Despite its unrelenting nature, I listened to much of Coming Apart while doing mindless data entry in a boring office, feeling lulled by the white-noise distortion towards the end of standout track ‘The Last Mistress’ (which escalates to a crescendo, before being broken by an ominous tolling bell of fuzz guitar) and the almost pastoral sounding ‘Untitled’. The album unravels slowly, hypnotically, an effect doubled in the live arena, when Body/Head perform in front of films slowed to glacial pace.

Kim Gordon herself has said that this is not happy music. Certain themes and phrases rise to the surface in her fragmented, haunted vocals, which are utilised just as much as an instrument as the two guitars. The initial Body/Head incarnation was mostly instrumental, but gradually the vocals began to take hold, and now appear on all but one of the tracks on Coming Apart. Here a dark female psyche is constructed. The personas Gordon speaks through – ‘Murderess’, ‘Actress’ , ‘The Last Mistress’ – evoke love and death and sex and bodily fluids, reflecting both her and Nace’s interest in french filmmaker Catherine Breillat.

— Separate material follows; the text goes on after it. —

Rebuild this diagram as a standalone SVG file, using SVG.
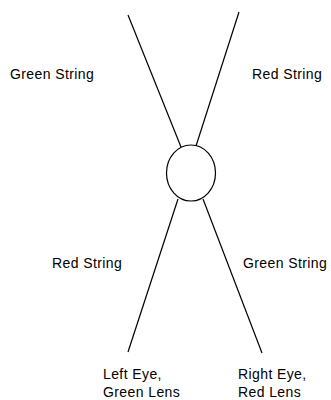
<svg xmlns="http://www.w3.org/2000/svg" width="331" height="400" viewBox="0 0 331 400">
<style>
text{font-family:"Liberation Sans",Arial,sans-serif;font-size:14px;letter-spacing:0.4px;fill:#000}
.s{stroke:#000;stroke-width:1.2;fill:none}
</style>
<rect width="331" height="400" fill="#fff"/>
<g id="connectors">
<line class="s" x1="128" y1="15" x2="181" y2="147"/>
<line class="s" x1="239" y1="12" x2="196" y2="146"/>
<line class="s" x1="178" y1="199" x2="128" y2="352"/>
<line class="s" x1="203" y1="199" x2="262" y2="353"/>
</g>
<g id="lens"><ellipse class="s" cx="191" cy="173" rx="24.5" ry="28"/></g>
<g id="label-green-top"><text x="10" y="79">Green String</text></g>
<g id="label-red-top"><text x="252" y="79">Red String</text></g>
<g id="label-red-bottom"><text x="52" y="268">Red String</text></g>
<g id="label-green-bottom"><text x="243" y="268">Green String</text></g>
<g id="left-eye"><text x="103" y="379">Left Eye,</text><text x="103" y="397">Green Lens</text></g>
<g id="right-eye"><text x="238" y="379">Right Eye,</text><text x="238" y="397">Red Lens</text></g>
</svg>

Interestingly, Gordon has expressed her feeling that Bill Nace has a lot of "female energy" (she seemed to think this would annoy him), and perhaps this is the key to their symbiotic guitar playing. While it would be reaching to call this a "feminist" noise album, gender and sexuality are definite pre-occupations. These are expressed and explored within a maelstrom of distortion, and with neither guitar taking prominence over the other, dichotomies of who is the body and who the head, traditionally assigned female/male notions, become blurred on this challenging but beautiful album.